## "It's so difficult to improve in A level math"

###### 1. Missing "link" between theory and problem solving

Based on my past experiences, there are students who can "memorise and recite" theories and formulas very well, but they are clueless when it comes to applying them for problem solving on their own.

Even in school, the focus will be on explaining the provided solution. Hence the crucial part of how to interpret the question and devising a plan before solving could be missing.

###### 2. Misconception: Getting A = "DRILL & DRILL"

A significant portion of students adopted "memorise and drill" approach to get A1 or A2 for O level Mathematics but will soon find themselves "stuck" at D or E grade for A level, no matter how hard they drill and practice.

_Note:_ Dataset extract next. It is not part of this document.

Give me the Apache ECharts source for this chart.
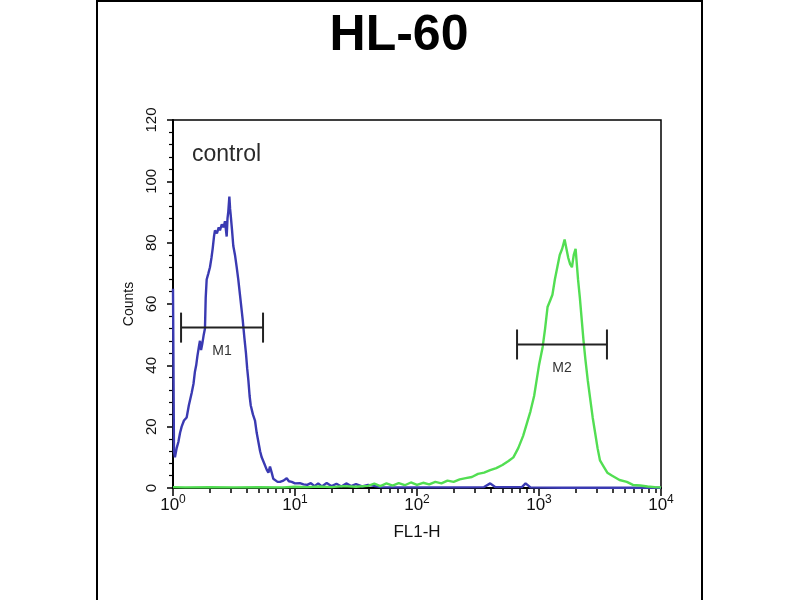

This is because A level questions are not all routine and a number of questions require students to solve a problem using "non-routine" methods. This means that students have to think how are the various parts of a question are linked together. In fact, students who do not follow the question's instructions and use "routine methods" may end up scoring 0 for that question.

In fact, some students just memorise the steps to solve certain problems and have no idea on what they are doing. Hence, they will face problems when the question is modified slightly.

###### 3. Dependent on answers provided by others

Nowadays it is very easy to source for answers by asking people to help solve math problems. This has a negative impact on grades as students are dependent on answers being spoon-fed to them. Ultimately, examination is all about self survival, so students should "crack their brains" to solve math problems.

It is a painful and slow process to come out with own solution but this is the training that A grade students go through to earn them that grade.

###### 4. Unhealthy Revision methods

It is common that students face the problem of "short term memory" due to the fast pace of teaching in school and the lack of consistent practice. Many students will only revise a particular topic when a test is near and often realise that they fall into the cycle of always have to start from scratch. Hence they find it difficult to make a breakthrough since time is spent on "recovery" rather than "improving".

It is very common for schools to provide topical revision to prepare students and students who do topical practice only tends to perform poorer than students who prepare through mock exams. Here's why:

• Suppose there are 22 topics to revise and 1 week a student covers 5 topics (which is alot), hence the student will need more than 4 weeks to cover the syllabus. However by the time the student reaches the 22nd topic, it will be more than a month ago since the first topic has been revised, so the "short term memory" problem kicks in and the student will need to restart the vicious cycle again.

•  The students lack the skill to identify the topic that a question is testing because it is written in the topical revision package while it is not written in the exam paper.

• Doing questions in the same topic repeatedly, students will find the later questions easier as they are similar to the questions at the front. However in exam, many topics are only tested once and students will need to get that question correct at the first try.